The Vinson is using NT as part of the Navy's Information Technology for the 21st Century (IT-21) initiative. Admiral Archie Clemens, commander in chief of the Pacific Fleet, first presented the IT-21 concept during a speech in January 1997. The Navy designed IT-21 to consolidate and expand existing IS programs while the Navy faces the problems of increasing workloads and decreasing budgets. The initiative consists of a set of principles and standards that the Navy will use in all future IS projects (for information about these principles and standards, see the sidebar, "Information Technology for the 21st Century," page 200). One important standard is NT, which, with Microsoft Exchange, will be the backbone of a new Defense Department-wide Defense Messaging System. This system will eventually carry all classified and nonclassified messages throughout the Department of Defense.

"We were among the first to adopt NT," says Bowley.
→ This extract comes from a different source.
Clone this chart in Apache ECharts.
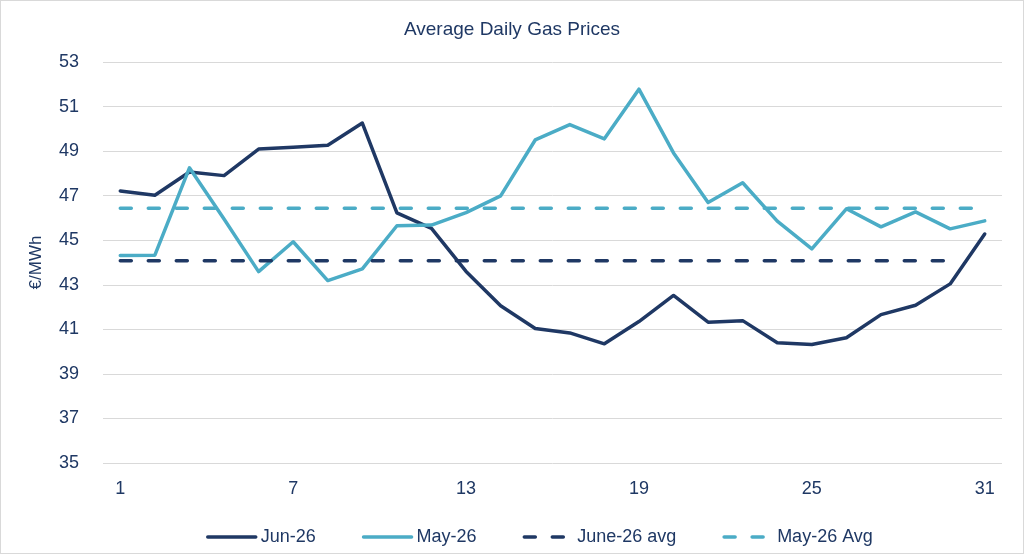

Before NT, the Vinson ran a Novell network supporting about 150 users. After exploring options with the Novell network, the ship's maintenance and material management coordinator, Lt. Commander John Joyner, concluded that the Novell network fell far short of what was needed. He persuaded the ship's chain of command to adopt NT in February 1996. This decision had vision: The Pacific Fleet reached the same conclusion the following year.

Migrating to NT
The NT implementation took about four months (for Technician Bowley's views on implementing the Gold Eagle LAN, see the sidebar, "An Interview with William T. Bowley," page 201). Growing the ship's network was not easy. " The cabling in place was not really designed for any kind of modern network," says Bowley. The ship has a thickwire Ethernet backbone designed to support several large multiuser computer systems, not a large number of networked personal computers. Without amenities such as drop ceilings on the aircraft carrier, running new cables would not be easy. Eventually, the IS team redesigned the network topology. The Navy placed intelligent transceivers to create several subnetworks and better route the network traffic.

"We have six main servers running a mixture of NT Server 3.51 and Server 4.0," Bowley said. "We have two Compaq servers, a ProLiant 1500 and a ProLiant 5000; the rest of the machines we put together ourselves. Most of these are at least 100MHz machines."

Making Messaging a Top Priority
Because letter mail can be a significant problem for ships on deployment, the team tried to improve on ship-to-shore messaging. Waiting two weeks for mail to travel from the US to a ship in the Persian Gulf is not uncommon. Exchange is one of the central applications on the Gold Eagle LAN and a key standard in IT-21. "All our clients use Exchange as their email, and all our clients have Internet email, which is quite unusual on a Navy ship," Bowley said. Not everyone on the ship has access to Internet email. "Accessing email over the Internet requires a certain level of seniority, but the Gold Eagle LAN provided more Internet capability to more users than on any other ship in the Navy."